>>>>

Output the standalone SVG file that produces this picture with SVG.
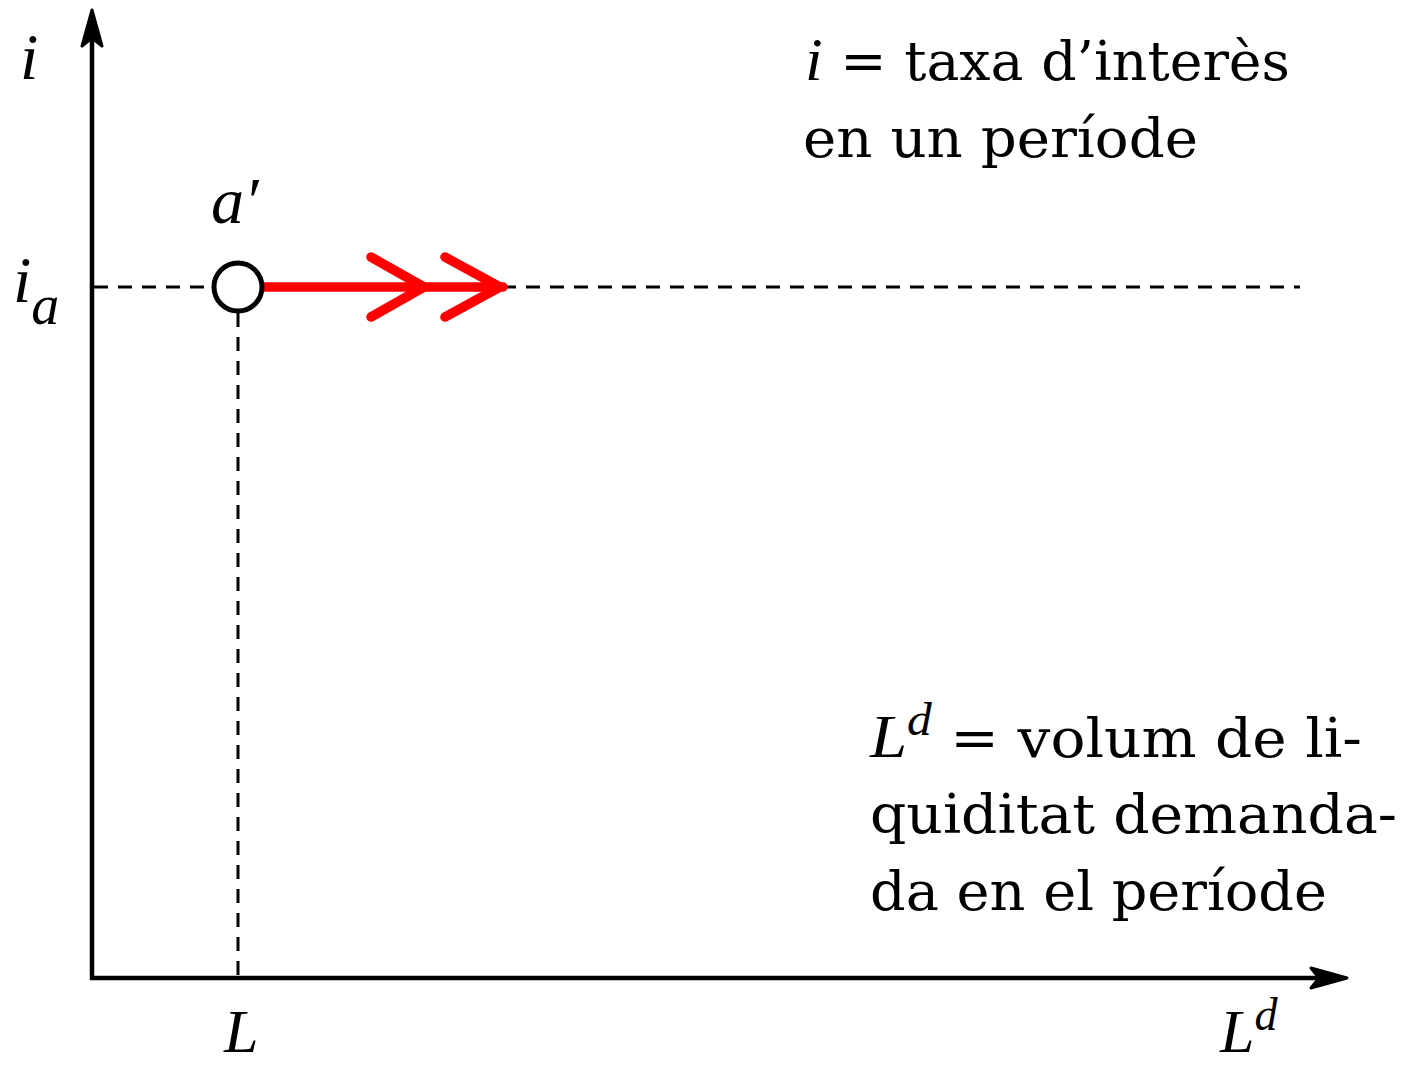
<svg xmlns="http://www.w3.org/2000/svg" width="1410" height="1067" viewBox="0 0 1410 1067">
<style>
text{font-family:"DejaVu Serif","Liberation Serif",serif;fill:#000;}
.m{font-family:"Liberation Serif","DejaVu Serif",serif;font-style:italic;}
.t{font-size:54px;}
.ml{font-size:66px;}
.dash{stroke:#000;stroke-width:3;stroke-dasharray:14 10;fill:none;}
.axis{stroke:#000;stroke-width:4.5;fill:none;}
.red{stroke:#ff0000;stroke-width:9.5;fill:none;stroke-linecap:round;stroke-linejoin:round;}
</style>
<rect width="1410" height="1067" fill="#fff"/>
<g id="connectors">
<line class="dash" x1="94" y1="287" x2="1300" y2="287"/>
<line class="dash" x1="238" y1="313" x2="238" y2="978"/>
<line class="axis" x1="92" y1="980" x2="92" y2="30"/>
<path d="M92,10 L102,46 L92,38 L82,46 Z" fill="#000" stroke="#000" stroke-width="3" stroke-linejoin="round"/>
<line class="axis" x1="90" y1="978" x2="1325" y2="978"/>
<path d="M1347,978 L1311,968 L1319,978 L1311,988 Z" fill="#000" stroke="#000" stroke-width="3" stroke-linejoin="round"/>
<line class="red" x1="262" y1="287" x2="503" y2="287" stroke-linecap="butt"/>
<path class="red" d="M371,257 L424,287 L371,317"/>
<path class="red" d="M445,257 L500,287 L445,317"/>
</g>
<g id="node-a">
<circle cx="238" cy="287" r="24" fill="#fff" stroke="#000" stroke-width="5"/>
<text class="m ml" x="211" y="223">a′</text>
</g>
<g id="labels">
<text class="m ml" x="20" y="79">i</text>
<text class="m ml" x="13" y="302">i<tspan font-size="56" dy="22">a</tspan></text>
<text class="m" font-size="62" x="224" y="1052">L</text>
<text class="m" font-size="62" x="1220" y="1052">L<tspan font-size="46" dy="-22">d</tspan></text>
</g>
<g id="legend-i">
<text class="t" x="805" y="80" textLength="485" lengthAdjust="spacingAndGlyphs"><tspan class="m" font-size="62">i</tspan> = taxa d’interès</text>
<text class="t" x="803" y="157" textLength="395" lengthAdjust="spacingAndGlyphs">en un període</text>
</g>
<g id="legend-L">
<text class="t" x="870" y="757" textLength="492" lengthAdjust="spacingAndGlyphs"><tspan class="m" font-size="62">L</tspan><tspan class="m" font-size="46" dy="-22">d</tspan><tspan dy="22"> = volum de li-</tspan></text>
<text class="t" x="870" y="833" textLength="527" lengthAdjust="spacingAndGlyphs">quiditat demanda-</text>
<text class="t" x="870" y="910" textLength="457" lengthAdjust="spacingAndGlyphs">da en el període</text>
</g>
</svg>
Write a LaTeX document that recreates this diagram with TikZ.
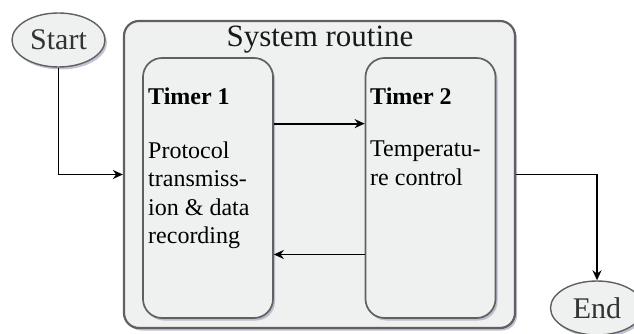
\documentclass[tikz,border=0pt]{standalone}
\usepackage{fontspec}
\setmainfont{Liberation Serif}
\usetikzlibrary{shapes.geometric,shadows,arrows.meta,calc}
\definecolor{boxfill}{HTML}{EFF0F0}
\definecolor{boxline}{HTML}{606060}
\definecolor{shadowc}{HTML}{9A9AB8}
\tikzset{
  shad/.style={drop shadow={shadow xshift=2pt,shadow yshift=-2.5pt,fill=shadowc,opacity=0.6}},
  termbox/.style={ellipse,draw=boxline,line width=1.4pt,fill=boxfill,shad,inner sep=0pt,
    minimum width=93pt,minimum height=54pt,text=black!80,font=\fontsize{30}{36}\selectfont},
  outerbox/.style={rectangle,rounded corners=15pt,draw=boxline,line width=2.2pt,fill=boxfill,shad,inner sep=0pt},
  timerbox/.style={rectangle,rounded corners=19pt,draw=boxline,line width=1.7pt,fill=boxfill,shad,inner sep=0pt,
    minimum width=130pt,minimum height=260pt},
  lbl/.style={anchor=base west,inner sep=0pt,font=\fontsize{24}{28.5}\selectfont,align=left},
  arr/.style={line width=1.8pt,-{Stealth[length=10pt,width=9pt]}}
}
\begin{document}
\begin{tikzpicture}[x=1pt,y=-1pt]
\useasboundingbox (0,0) rectangle (634,334);
\node[outerbox,minimum width=391pt,minimum height=307pt] (big) at (319.5,174.5) {};
\node[anchor=base,inner sep=0pt,text=black!90,font=\fontsize{31}{37}\selectfont] (title) at (320,47) {System routine};
\node[timerbox] (t1) at (208,188) {};
\node[timerbox] (t2) at (430.5,188) {};
\node[lbl] (t1h) at (148,105) {\textbf{Timer 1}};
\node[lbl] (t1b) at (148,243.5) {Protocol\\transmiss-\\ion \& data\\recording};
\node[lbl] (t2h) at (370,105) {\textbf{Timer 2}};
\node[lbl] (t2b) at (370,185.5) {Temperatu-\\re control};
\node[termbox] (start) at (58.5,40) {Start};
\node[termbox] (end) at (597,308) {End};
\draw[arr] (start.south) |- (big.west);
\draw[arr] (big.east) -| (end.north);
\draw[arr] ($(t1.north east)!0.254!(t1.south east)$) -- ($(t2.north west)!0.254!(t2.south west)$);
\draw[arr] ($(t2.north west)!0.754!(t2.south west)$) -- ($(t1.north east)!0.754!(t1.south east)$);
\end{tikzpicture}
\end{document}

<<<<

- Prompt
From the material above, reproduce everything verbatim except the pictures.

- Reply
Output the standalone SVG file that produces this picture with SVG.
<svg xmlns="http://www.w3.org/2000/svg" width="1410" height="1067" viewBox="0 0 1410 1067">
<style>
text{font-family:"DejaVu Serif","Liberation Serif",serif;fill:#000;}
.m{font-family:"Liberation Serif","DejaVu Serif",serif;font-style:italic;}
.t{font-size:54px;}
.ml{font-size:66px;}
.dash{stroke:#000;stroke-width:3;stroke-dasharray:14 10;fill:none;}
.axis{stroke:#000;stroke-width:4.5;fill:none;}
.red{stroke:#ff0000;stroke-width:9.5;fill:none;stroke-linecap:round;stroke-linejoin:round;}
</style>
<rect width="1410" height="1067" fill="#fff"/>
<g id="connectors">
<line class="dash" x1="94" y1="287" x2="1300" y2="287"/>
<line class="dash" x1="238" y1="313" x2="238" y2="978"/>
<line class="axis" x1="92" y1="980" x2="92" y2="30"/>
<path d="M92,10 L102,46 L92,38 L82,46 Z" fill="#000" stroke="#000" stroke-width="3" stroke-linejoin="round"/>
<line class="axis" x1="90" y1="978" x2="1325" y2="978"/>
<path d="M1347,978 L1311,968 L1319,978 L1311,988 Z" fill="#000" stroke="#000" stroke-width="3" stroke-linejoin="round"/>
<line class="red" x1="262" y1="287" x2="503" y2="287" stroke-linecap="butt"/>
<path class="red" d="M371,257 L424,287 L371,317"/>
<path class="red" d="M445,257 L500,287 L445,317"/>
</g>
<g id="node-a">
<circle cx="238" cy="287" r="24" fill="#fff" stroke="#000" stroke-width="5"/>
<text class="m ml" x="211" y="223">a′</text>
</g>
<g id="labels">
<text class="m ml" x="20" y="79">i</text>
<text class="m ml" x="13" y="302">i<tspan font-size="56" dy="22">a</tspan></text>
<text class="m" font-size="62" x="224" y="1052">L</text>
<text class="m" font-size="62" x="1220" y="1052">L<tspan font-size="46" dy="-22">d</tspan></text>
</g>
<g id="legend-i">
<text class="t" x="805" y="80" textLength="485" lengthAdjust="spacingAndGlyphs"><tspan class="m" font-size="62">i</tspan> = taxa d’interès</text>
<text class="t" x="803" y="157" textLength="395" lengthAdjust="spacingAndGlyphs">en un període</text>
</g>
<g id="legend-L">
<text class="t" x="870" y="757" textLength="492" lengthAdjust="spacingAndGlyphs"><tspan class="m" font-size="62">L</tspan><tspan class="m" font-size="46" dy="-22">d</tspan><tspan dy="22"> = volum de li-</tspan></text>
<text class="t" x="870" y="833" textLength="527" lengthAdjust="spacingAndGlyphs">quiditat demanda-</text>
<text class="t" x="870" y="910" textLength="457" lengthAdjust="spacingAndGlyphs">da en el període</text>
</g>
</svg>
Write a LaTeX document that recreates this diagram with TikZ.
\documentclass[tikz,border=0pt]{standalone}
\usepackage{fontspec}
\setmainfont{Liberation Serif}
\usetikzlibrary{shapes.geometric,shadows,arrows.meta,calc}
\definecolor{boxfill}{HTML}{EFF0F0}
\definecolor{boxline}{HTML}{606060}
\definecolor{shadowc}{HTML}{9A9AB8}
\tikzset{
  shad/.style={drop shadow={shadow xshift=2pt,shadow yshift=-2.5pt,fill=shadowc,opacity=0.6}},
  termbox/.style={ellipse,draw=boxline,line width=1.4pt,fill=boxfill,shad,inner sep=0pt,
    minimum width=93pt,minimum height=54pt,text=black!80,font=\fontsize{30}{36}\selectfont},
  outerbox/.style={rectangle,rounded corners=15pt,draw=boxline,line width=2.2pt,fill=boxfill,shad,inner sep=0pt},
  timerbox/.style={rectangle,rounded corners=19pt,draw=boxline,line width=1.7pt,fill=boxfill,shad,inner sep=0pt,
    minimum width=130pt,minimum height=260pt},
  lbl/.style={anchor=base west,inner sep=0pt,font=\fontsize{24}{28.5}\selectfont,align=left},
  arr/.style={line width=1.8pt,-{Stealth[length=10pt,width=9pt]}}
}
\begin{document}
\begin{tikzpicture}[x=1pt,y=-1pt]
\useasboundingbox (0,0) rectangle (634,334);
\node[outerbox,minimum width=391pt,minimum height=307pt] (big) at (319.5,174.5) {};
\node[anchor=base,inner sep=0pt,text=black!90,font=\fontsize{31}{37}\selectfont] (title) at (320,47) {System routine};
\node[timerbox] (t1) at (208,188) {};
\node[timerbox] (t2) at (430.5,188) {};
\node[lbl] (t1h) at (148,105) {\textbf{Timer 1}};
\node[lbl] (t1b) at (148,243.5) {Protocol\\transmiss-\\ion \& data\\recording};
\node[lbl] (t2h) at (370,105) {\textbf{Timer 2}};
\node[lbl] (t2b) at (370,185.5) {Temperatu-\\re control};
\node[termbox] (start) at (58.5,40) {Start};
\node[termbox] (end) at (597,308) {End};
\draw[arr] (start.south) |- (big.west);
\draw[arr] (big.east) -| (end.north);
\draw[arr] ($(t1.north east)!0.254!(t1.south east)$) -- ($(t2.north west)!0.254!(t2.south west)$);
\draw[arr] ($(t2.north west)!0.754!(t2.south west)$) -- ($(t1.north east)!0.754!(t1.south east)$);
\end{tikzpicture}
\end{document}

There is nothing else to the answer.